Taking notice of these trends in place, already companies like Unilever are moving
into the digital realm. The brand Energile e.g. which is using football in its communication
as a way of driving its brand amongst the youth is especially using this medium.
To tap into the youth market further it has launched its own football portal online
and has even made football interactive. People who don’t enjoy physical football
will interact with the brand by a mobile game based on penalty shootouts which is
downloadable from all mobile networks. Thus the brand is seamlessly integrating
itself in the lives and conversations of its consumers further.
All things said, it’s about time that marketers grasp the changes that digital has
brought to the communications industry - all media are digital, that all marketing
is interactive and that all customer communications have to be integrated across
media and time. Not that this is easy. The consumer has moved up. Unfortunately,
the consumer has not been educated what this technology can do and consumer dynamics
play a very important role when it comes to mass adoption of the technology. Aside
from this we still have other obstacles to overcome, such as broadband penetration
and speeds and most of all talent which can work with this medium.
“We do not have the capabilities in the agencies to tackle this medium. So for the
near future, I do not foresee the digital medium growing. Talent and investment
in this area will be required, because this area has not been recognized as yet.”
said Husain.
Yet some companies, such as GroupM & Media Idee Interactive, are still making
a conscious decision to go digital. Response based marketing is now driving advertising
globally and companies utilizing digital media are building up consumer profiles,
tailoring their offerings to those bases. Yet we still have a long way to go.

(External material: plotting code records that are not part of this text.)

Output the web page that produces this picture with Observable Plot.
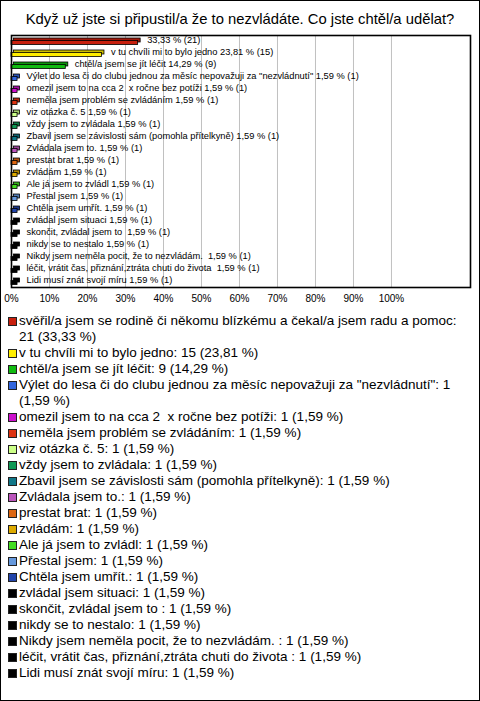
<!DOCTYPE html>
<html>
<head>
<meta charset="utf-8">
<script src="https://cdn.jsdelivr.net/npm/d3@7"></script>
<script src="https://cdn.jsdelivr.net/npm/@observablehq/plot@0.6"></script>
<style>
  html, body { margin: 0; padding: 0; background: #fff; }
  body { position: relative; width: 480px; height: 701px; overflow: hidden; font-family: "Liberation Sans", Arial, sans-serif; }
  #border { position: absolute; left: 0; top: 0; width: 480px; height: 701px; box-sizing: border-box; border: 1px solid #000; pointer-events: none; }
  #title { position: absolute; left: 0; top: 9px; width: 480px; text-align: center; font-size: 14.8px; line-height: 20px; color: #000; white-space: nowrap; }
  #chart { position: absolute; left: 0; top: 33px; }
  #legend { position: absolute; left: 0; top: 313px; width: 480px; }
  .item { position: relative; font-size: 13.5px; line-height: 16px; color: #000; }
  .sw { position: absolute; left: 8px; top: 4px; width: 7px; height: 7px; border: 1px solid #222; }
  .txt { margin-left: 19px; width: 447px; white-space: pre-wrap; }
</style>
</head>
<body>
<div id="title">Když už jste si připustil/a že to nezvládáte. Co jste chtěl/a udělat?</div>
<div id="chart"></div>
<div id="legend"></div>
<div id="border"></div>
<script>
const names = [
  "svěřil/a jsem se rodině či někomu blízkému a čekal/a jsem radu a pomoc",
  "v tu chvíli mi to bylo jedno",
  "chtěl/a jsem se jít léčit",
  "Výlet do lesa či do clubu jednou za měsíc nepovažuji za \"nezvládnutí\"",
  "omezil jsem to na cca 2  x ročne bez potíži",
  "neměla jsem problém se zvládáním",
  "viz otázka č. 5",
  "vždy jsem to zvládala",
  "Zbavil jsem se závislosti sám (pomohla přítelkyně)",
  "Zvládala jsem to.",
  "prestat brat",
  "zvládám",
  "Ale já jsem to zvládl",
  "Přestal jsem",
  "Chtěla jsem umřít.",
  "zvládal jsem situaci",
  "skončit, zvládal jsem to ",
  "nikdy se to nestalo",
  "Nikdy jsem neměla pocit, že to nezvládám. ",
  "léčit, vrátit čas, přiznání,ztráta chuti do života ",
  "Lidi musí znát svojí míru"
];
const counts = [21, 15, 9, 1, 1, 1, 1, 1, 1, 1, 1, 1, 1, 1, 1, 1, 1, 1, 1, 1, 1];
const percents = [33.33, 23.81, 14.29, 1.59, 1.59, 1.59, 1.59, 1.59, 1.59, 1.59, 1.59, 1.59, 1.59, 1.59, 1.59, 1.59, 1.59, 1.59, 1.59, 1.59, 1.59];
const showNameOnBar = [false, true, true, true, true, true, true, true, true, true, true, true, true, true, true, true, true, true, true, true, true];
const colors = [
  "#c8200e", "#ffee00", "#11bb11", "#3366dd", "#cc11cc", "#dd3311", "#ccff88",
  "#119955", "#117788", "#bb55bb", "#dd6611", "#ddaa00", "#44dd22", "#6699dd",
  "#2244aa", "#000000", "#000000", "#000000", "#000000", "#000000", "#000000"
];
const xTicks = [0, 10, 20, 30, 40, 50, 60, 70, 80, 90, 100];

const fmtPct = v => v.toFixed(2).replace(".", ",");
const data = names.map((n, i) => ({
  name: n,
  count: counts[i],
  pct: percents[i],
  label: (showNameOnBar[i] ? n + " " : "") + fmtPct(percents[i]) + " % (" + counts[i] + ")"
}));

const chart = Plot.plot({
  width: 480,
  height: 275,
  marginLeft: 11,
  marginRight: 10,
  marginTop: 2,
  marginBottom: 21,
  style: { fontFamily: "'Liberation Sans', Arial, sans-serif", background: "transparent", overflow: "visible" },
  x: { domain: [0, 120.8], axis: null, label: null },
  y: { domain: names, padding: 0, axis: null, label: null },
  color: { domain: names, range: colors },
  marks: [
    Plot.gridX(xTicks.filter(t => t > 0), { stroke: "#c0c0c0", strokeOpacity: 1, strokeWidth: 1 }),
    Plot.axisX(xTicks, { tickSize: 0, tickPadding: 7, fontSize: 10, label: null, tickFormat: d => d + "%" }),
    // back (top + side) faces
    Plot.barX(data, { x: "pct", y: "name", fill: "name", stroke: "#000", strokeWidth: 0.8, insetTop: 5.5, insetBottom: 2.5, dx: 2.5, dy: -2.5 }),
    Plot.barX(data, { x: "pct", y: "name", fill: "#000", fillOpacity: 0.2, insetTop: 5.5, insetBottom: 2.5, dx: 2.5, dy: -2.5 }),
    // front face
    Plot.barX(data, { x: "pct", y: "name", fill: "name", stroke: "#000", strokeWidth: 0.8, insetTop: 5.5, insetBottom: 2.5 }),
    Plot.text(data, { x: "pct", y: "name", text: "label", textAnchor: "start", dx: 9, dy: -1, fontSize: 9.3, fill: "#000" }),
    Plot.frame({ stroke: "#000", strokeWidth: 1.6 })
  ]
});
document.getElementById("chart").appendChild(chart);

const legend = document.getElementById("legend");
data.forEach((d, i) => {
  const item = document.createElement("div");
  item.className = "item";
  const sw = document.createElement("div");
  sw.className = "sw";
  sw.style.background = colors[i];
  const txt = document.createElement("div");
  txt.className = "txt";
  txt.textContent = d.name + ": " + d.count + " (" + fmtPct(d.pct) + " %)";
  item.appendChild(sw);
  item.appendChild(txt);
  legend.appendChild(item);
});
</script>
</body>
</html>
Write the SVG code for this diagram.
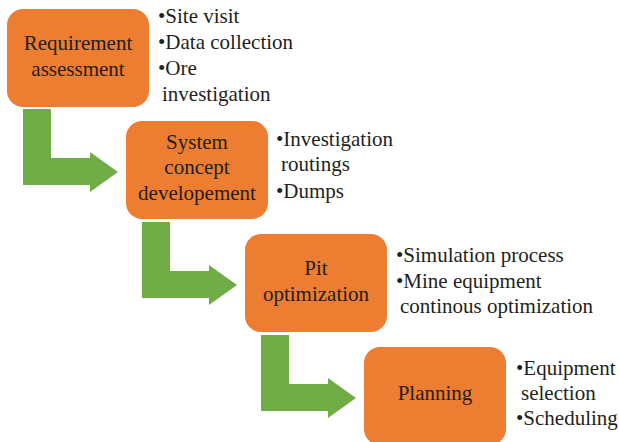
<svg xmlns="http://www.w3.org/2000/svg" width="619" height="442" viewBox="0 0 619 442">
<style>
.box{fill:#ED7D31;}
.arr{fill:#70AD47;}
text{font-family:"Liberation Serif","Times New Roman",serif;font-size:21px;fill:#231F20;}
.c{text-anchor:middle;}
</style>
<rect width="619" height="442" fill="#FFFFFF"/>
<g id="connectors">
<polygon class="arr" points="23,109 51,109 51,158 90,158 90,152 118,172 90,192 90,185 23,185"/>
<polygon class="arr" points="142,222 170,222 170,271 209,271 209,265 237,285 209,305 209,298 142,298"/>
<polygon class="arr" points="261,335 289,335 289,384 328,384 328,378 356,398 328,418 328,411 261,411"/>
</g>
<g id="node1">
<rect class="box" x="7" y="9" width="142" height="98" rx="16"/>
<text class="c" x="78" y="50">Requirement</text>
<text class="c" x="78" y="76">assessment</text>
</g>
<g id="notes1">
<text x="158" y="23">•Site visit</text>
<text x="158" y="49">•Data collection</text>
<text x="158" y="75">•Ore</text>
<text x="162" y="101">investigation</text>
</g>
<g id="node2">
<rect class="box" x="126" y="121" width="142" height="98" rx="16"/>
<text class="c" x="197" y="149">System</text>
<text class="c" x="197" y="174">concept</text>
<text class="c" x="197" y="200">developement</text>
</g>
<g id="notes2">
<text x="276" y="146">•Investigation</text>
<text x="281" y="171">routings</text>
<text x="276" y="198">•Dumps</text>
</g>
<g id="node3">
<rect class="box" x="245" y="234" width="142" height="98" rx="16"/>
<text class="c" x="316" y="275">Pit</text>
<text class="c" x="316" y="301">optimization</text>
</g>
<g id="notes3">
<text x="396" y="262">•Simulation process</text>
<text x="396" y="288">•Mine equipment</text>
<text x="400" y="313">continous optimization</text>
</g>
<g id="node4">
<rect class="box" x="364" y="347" width="142" height="98" rx="16"/>
<text class="c" x="435" y="400">Planning</text>
</g>
<g id="notes4">
<text x="516" y="375">•Equipment</text>
<text x="521" y="400">selection</text>
<text x="516" y="425">•Scheduling</text>
</g>
</svg>
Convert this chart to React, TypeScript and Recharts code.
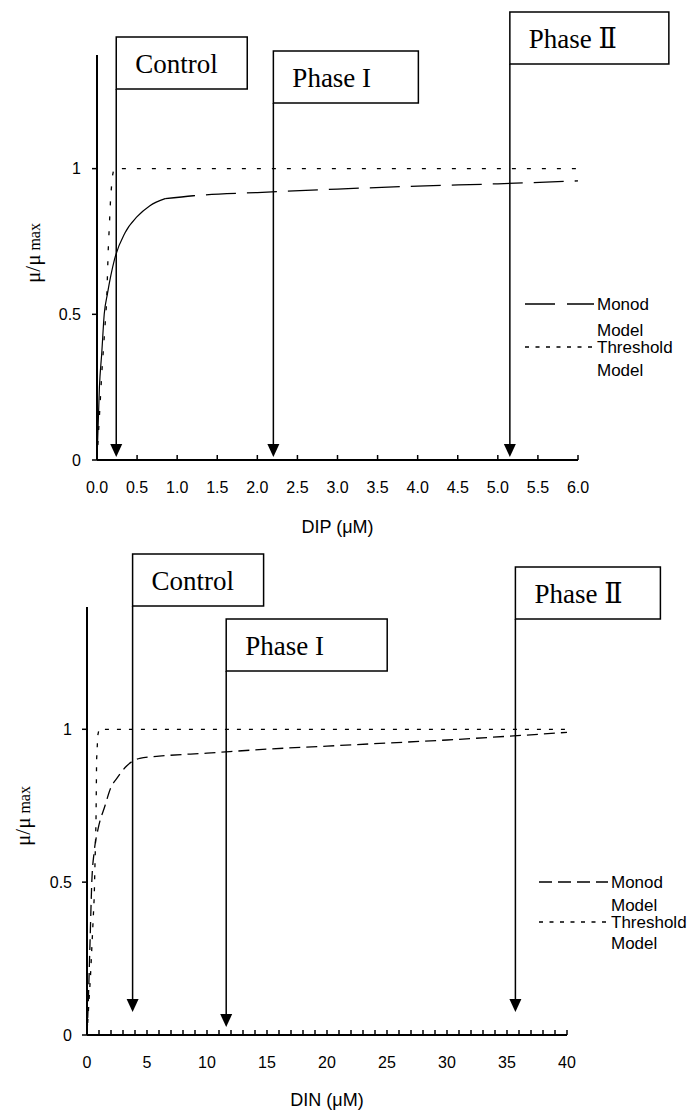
import React from 'react';
import { LineChart, Line, XAxis, YAxis, ReferenceLine, Legend } from 'recharts';

// ---- DIP panel (top) ----
const dipTicks = [0, 0.5, 1, 1.5, 2, 2.5, 3, 3.5, 4, 4.5, 5, 5.5, 6];
const dipMonodSolidX = [0, 0.03, 0.06, 0.09, 0.13, 0.22, 0.35, 0.5, 0.66, 0.85];
const dipMonodSolidY = [0, 0.25, 0.37, 0.5, 0.57, 0.69, 0.78, 0.835, 0.873, 0.897];
const dipMonodDashX = [0.85, 1.2, 2, 3, 4, 5, 6];
const dipMonodDashY = [0.897, 0.907, 0.918, 0.93, 0.94, 0.948, 0.958];
const dipThresholdX = [0, 0.06, 0.12, 0.14, 0.17, 0.19, 0.21, 6];
const dipThresholdY = [0, 0.3, 0.54, 0.72, 0.9, 0.97, 1, 1];
const dipMarkerX = [0.24, 2.2, 5.15];

// ---- DIN panel (bottom) ----
const dinTicks = Array.from({ length: 41 }, (_, i) => i);
const dinMonodX = [0, 0.1, 0.25, 0.4, 0.6, 0.9, 1.5, 2, 2.5, 3.3, 4.4, 6, 10, 15, 20, 25, 30, 35, 40];
const dinMonodY = [0, 0.1, 0.3, 0.5, 0.6, 0.67, 0.75, 0.81, 0.84, 0.88, 0.905, 0.912, 0.922, 0.935, 0.945, 0.955, 0.965, 0.977, 0.99];
const dinThresholdX = [0, 0.3, 0.6, 0.75, 0.8, 0.9, 1, 40];
const dinThresholdY = [0, 0.2, 0.45, 0.7, 0.9, 0.98, 1, 1];
const dinMarkerX = [3.8, 11.6, 35.7];

const markerLabels = ['Control', 'Phase I', 'Phase Ⅱ'];
const yTicks = [0, 0.5, 1];

const pts = (xs: number[], ys: number[]) => xs.map((x, i) => ({ x, y: ys[i] }));

const SANS = "'Liberation Sans', Arial, sans-serif";
const SERIF = "'Liberation Serif', 'Times New Roman', 'DejaVu Serif', serif";

// flag box geometry, relative to the plot top
const dipFlags = [
  { boxTop: -18, boxWidth: 131, tip: 402 },
  { boxTop: -4, boxWidth: 145, tip: 402 },
  { boxTop: -43, boxWidth: 159, tip: 402 },
];
const dinFlags = [
  { boxTop: -53, boxWidth: 131, tip: 405 },
  { boxTop: 12, boxWidth: 161, tip: 420 },
  { boxTop: -40, boxWidth: 145, tip: 405 },
];

const FlagLabel = (props: any) => {
  const { viewBox, text, boxTop, boxWidth, tip } = props;
  const x = viewBox.x;
  const top = viewBox.y + boxTop;
  const bottom = top + 52;
  const tipY = viewBox.y + tip;
  return (
    <g>
      <rect x={x} y={top} width={boxWidth} height={52} fill="#fff" stroke="#000" strokeWidth={1.5} />
      <text x={x + 19} y={top + 36} fontFamily={SERIF} fontSize={27} fill="#000">{text}</text>
      <line x1={x} y1={bottom} x2={x} y2={tipY - 12} stroke="#000" strokeWidth={1.5} />
      <polygon points={`${x - 6},${tipY - 13} ${x + 6},${tipY - 13} ${x},${tipY}`} fill="#000" />
    </g>
  );
};

const XTitle = (props: any) => {
  const { viewBox, value, dy } = props;
  return (
    <text x={viewBox.x + viewBox.width / 2} y={viewBox.y + dy} textAnchor="middle" dominantBaseline="central"
      fontFamily={SANS} fontSize={18} fill="#000">{value}</text>
  );
};

const YTitle = (props: any) => {
  const { viewBox, tx, cy } = props;
  const y = viewBox.y + cy;
  return (
    <text x={tx} y={y} transform={`rotate(-90, ${tx}, ${y})`} textAnchor="middle" fontFamily={SERIF} fontSize={21} fill="#000">
      μ/μ<tspan fontSize={16}> max</tspan>
    </text>
  );
};

const ModelLegend = ({ monodDash, rows }: { monodDash: string; rows: number[] }) => (
  <svg width={175} height={100} style={{ overflow: 'visible' }}>
    <line x1={4} y1={rows[0]} x2={73} y2={rows[0]} stroke="#000" strokeWidth={1.3} strokeDasharray={monodDash} />
    <text x={76} y={rows[0]} dominantBaseline="central" fontFamily={SANS} fontSize={17}>Monod</text>
    <text x={76} y={rows[1]} dominantBaseline="central" fontFamily={SANS} fontSize={17}>Model</text>
    <line x1={4} y1={rows[2]} x2={73} y2={rows[2]} stroke="#000" strokeWidth={1.3} strokeDasharray="4 6.5" />
    <text x={76} y={rows[2]} dominantBaseline="central" fontFamily={SANS} fontSize={17}>Threshold</text>
    <text x={76} y={rows[3]} dominantBaseline="central" fontFamily={SANS} fontSize={17}>Model</text>
  </svg>
);

const axisLine = { stroke: '#000', strokeWidth: 2 };
const tickLine = { stroke: '#000', strokeWidth: 1.5 };
const tickStyle = { fill: '#000', fontSize: 16, fontFamily: SANS };

const App: React.FC = () => {
  return (
    <div style={{ position: 'absolute', left: 0, top: 0, width: 693, height: 1110, background: '#fff' }}>
      {/* DIP */}
      <LineChart width={693} height={550} margin={{ top: 55, right: 115, bottom: 0, left: 0 }}>
        <XAxis type="number" dataKey="x" domain={[0, 6]} ticks={dipTicks} interval={0} allowDataOverflow
          tickFormatter={(v: number) => v.toFixed(1)} height={90} axisLine={axisLine} tickLine={tickLine}
          tick={tickStyle} tickSize={-5} tickMargin={27}
          label={<XTitle value="DIP (μM)" dy={67} />} />
        <YAxis type="number" domain={[0, 1.39]} ticks={yTicks} allowDataOverflow width={97}
          axisLine={axisLine} tickLine={tickLine} tick={tickStyle} tickSize={5} tickMargin={11}
          label={<YTitle tx={40} cy={198} />} />
        <Line data={pts(dipThresholdX, dipThresholdY)} dataKey="y" type="linear" stroke="#000" strokeWidth={1.3}
          strokeDasharray="4 11" dot={false} isAnimationActive={false} legendType="none" />
        <Line data={pts(dipMonodSolidX, dipMonodSolidY)} dataKey="y" type="monotone" stroke="#000" strokeWidth={1.2}
          dot={false} isAnimationActive={false} legendType="none" />
        <Line data={pts(dipMonodDashX, dipMonodDashY)} dataKey="y" type="monotone" stroke="#000" strokeWidth={1.3}
          strokeDasharray="30 11" dot={false} isAnimationActive={false} legendType="none" />
        {dipMarkerX.map((v, i) => (
          <ReferenceLine key={i} x={v} stroke="none" label={<FlagLabel text={markerLabels[i]} {...dipFlags[i]} />} />
        ))}
        <Legend layout="vertical" align="center" verticalAlign="middle"
          wrapperStyle={{ position: 'absolute', left: 521, top: 290, width: 175, height: 100 }}
          content={() => <ModelLegend monodDash="30 12" rows={[14, 40, 57, 80]} />} />
      </LineChart>

      {/* DIN */}
      <LineChart width={693} height={560} margin={{ top: 57, right: 126, bottom: 0, left: 0 }}>
        <XAxis type="number" dataKey="x" domain={[0, 40]} ticks={dinTicks} interval={0} allowDataOverflow
          tickFormatter={(v: number) => (v % 5 === 0 ? String(v) : '')} height={75} axisLine={axisLine}
          tickLine={tickLine} tick={tickStyle} tickSize={-5} tickMargin={27}
          label={<XTitle value="DIN (μM)" dy={65} />} />
        <YAxis type="number" domain={[0, 1.4]} ticks={yTicks} allowDataOverflow width={87}
          axisLine={axisLine} tickLine={tickLine} tick={tickStyle} tickSize={5} tickMargin={10}
          label={<YTitle tx={30} cy={209} />} />
        <Line data={pts(dinThresholdX, dinThresholdY)} dataKey="y" type="linear" stroke="#000" strokeWidth={1.3}
          strokeDasharray="4 8" dot={false} isAnimationActive={false} legendType="none" />
        <Line data={pts(dinMonodX, dinMonodY)} dataKey="y" type="monotone" stroke="#000" strokeWidth={1.3}
          strokeDasharray="11 6" dot={false} isAnimationActive={false} legendType="none" />
        {dinMarkerX.map((v, i) => (
          <ReferenceLine key={i} x={v} stroke="none" label={<FlagLabel text={markerLabels[i]} {...dinFlags[i]} />} />
        ))}
        <Legend layout="vertical" align="center" verticalAlign="middle"
          wrapperStyle={{ position: 'absolute', left: 535, top: 318, width: 175, height: 100 }}
          content={() => <ModelLegend monodDash="13 6" rows={[14, 37, 54, 75]} />} />
      </LineChart>
    </div>
  );
};

export default App;
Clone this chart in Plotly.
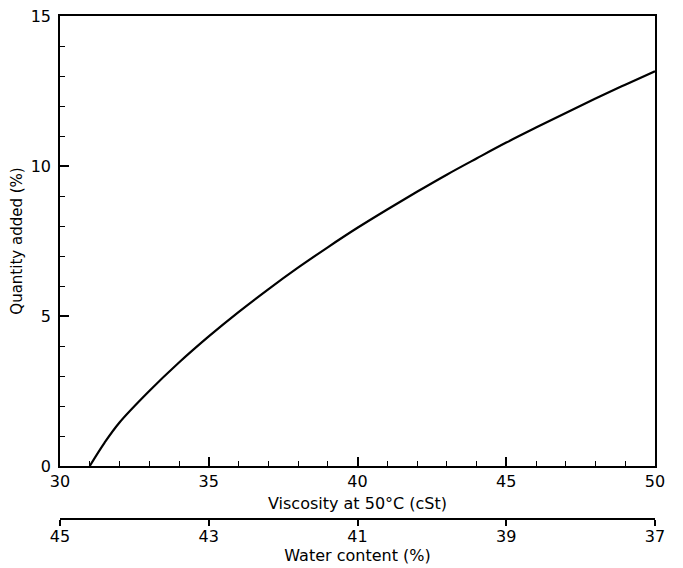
import plotly.graph_objects as go

viscosity = [31.0, 31.5, 32, 33, 34, 35, 36, 37, 38, 39, 40, 41, 42, 43, 44, 45, 46, 47, 48, 49, 50]
quantity = [0.0, 0.78, 1.45, 2.5, 3.45, 4.32, 5.13, 5.89, 6.61, 7.29, 7.94, 8.55, 9.14, 9.71, 10.25, 10.78, 11.28, 11.77, 12.25, 12.71, 13.16]

x_ticks = [30, 35, 40, 45, 50]
y_ticks = [0, 5, 10, 15]
water_ticks = [45, 43, 41, 39, 37]

FONT = "DejaVu Sans"

fig = go.Figure()
fig.add_trace(go.Scatter(x=viscosity, y=quantity, mode="lines",
                         line=dict(color="black", width=2.2, shape="spline", smoothing=1.0),
                         showlegend=False, hoverinfo="skip"))
# invisible carrier so the water-content axis is drawn
fig.add_trace(go.Scatter(x=water_ticks, y=[None] * len(water_ticks), xaxis="x2", yaxis="y",
                         mode="markers", marker=dict(opacity=0), showlegend=False, hoverinfo="skip"))

# page body has an 8px offset
OFF = 8
W, H = 683 - OFF, 568 - OFF
left, right, top, bottom_main, bottom_all = 60 - OFF, 655 - OFF, 16 - OFF, 466 - OFF, 519 - OFF
plot_h = bottom_all - top
ydom0 = (bottom_all - bottom_main) / plot_h

fig.update_layout(
    width=W, height=H,
    margin=dict(l=left, r=W - right, t=top, b=H - bottom_all),
    paper_bgcolor="white", plot_bgcolor="white",
    font=dict(family=FONT, color="black", size=16),
    showlegend=False,
    xaxis=dict(range=[30, 50], tickvals=x_ticks, ticks="inside", ticklen=9, tickwidth=1.5,
               tickcolor="black", showline=True, linecolor="black", linewidth=1.5, mirror=True,
               showgrid=False, zeroline=False, anchor="y", automargin=False,
               ticklabeloverflow="allow",
               minor=dict(dtick=1, ticks="inside", ticklen=5, tickwidth=1.2, tickcolor="black", showgrid=False),
               title=dict(text="Viscosity at 50°C (cSt)", standoff=8, font=dict(size=16)),
               tickfont=dict(size=16)),
    yaxis=dict(range=[0, 15], domain=[ydom0, 1], tickvals=y_ticks, ticks="inside", ticklen=9, tickwidth=1.5,
               tickcolor="black", showline=True, linecolor="black", linewidth=1.5, mirror=True,
               showgrid=False, zeroline=False, automargin=False, ticklabelstandoff=4,
               ticklabeloverflow="allow",
               minor=dict(dtick=1, ticks="inside", ticklen=5, tickwidth=1.2, tickcolor="black", showgrid=False),
               title=dict(text="Quantity added (%)", standoff=8, font=dict(size=15)),
               tickfont=dict(size=16)),
    xaxis2=dict(range=[45, 37], tickvals=water_ticks, overlaying="x", anchor="free", position=0,
                side="bottom", ticks="outside", ticklen=6, tickwidth=1.5, tickcolor="black",
                showline=True, linecolor="black", linewidth=1.5, showgrid=False, zeroline=False,
                automargin=False, ticklabelstandoff=-3, ticklabeloverflow="allow",
                title=dict(text="Water content (%)", standoff=4, font=dict(size=16)),
                tickfont=dict(size=16)),
)

fig.write_html("out.html")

“Talk is easy. The real skill will be getting companies seeped in traditional advertising
methods to realize how the market is changing. That's a problem new media companies
like ours are struggling to solve - pushing our clients to try different media &
mediums and in different ways.” said Ehmer Kirmani, CEO Media Idee.
“How do we bring the brand to interact with the consumer [digitally]? We have to
ask the question has it been built from real creative thinking with regard to the
medium or is it just part of the overall package once the creative thinking has
been completed. If it doesn’t get started from the former position, it never gets
started at all. Digital means ‘Consumer Engagement’. It’s not about sending them
informative SMS. It means molding your brand to fit the medium.” said Husain.
“The challenge for advertising agencies and marketers is how you converge technology
into mass media first to create awareness, pull and then start going niche. The
survival of traditional media will depend on how they converge into new digital
media. Sports channels are the world’s best examples of going digital. ESPN, Start
Sports, etc, they all have very strong digital media attached to them, so that their
audience base is updated on their favorite sports 24/7.”, added Husain.
This is an early warning for brands which are not developing their digital mindspace.
These brands are bound to face substantial challenges as older teens & young
adults begin moving into the workforce. Not only will non-digital brands find it
hard to reach this new workforce, they will be missing opportunities to engage a
savvy consumer-force fully conversant with technology and its place in their lives
and while admittedly the real impact of this oncoming shift may be a few years off,
the shockwaves of the change are being felt even now. The consumer has adopted the
immersive worlds of digital media, the bi-directionality of INSperiences which is
being manifested in their consumer space and whom they let enter into those worlds.
The future is about brands opening their brand stories in a way that allows consumers
to step inside. Surprisingly, it is NOT about big shifts. It is about the little
ones – the ones that go click! click!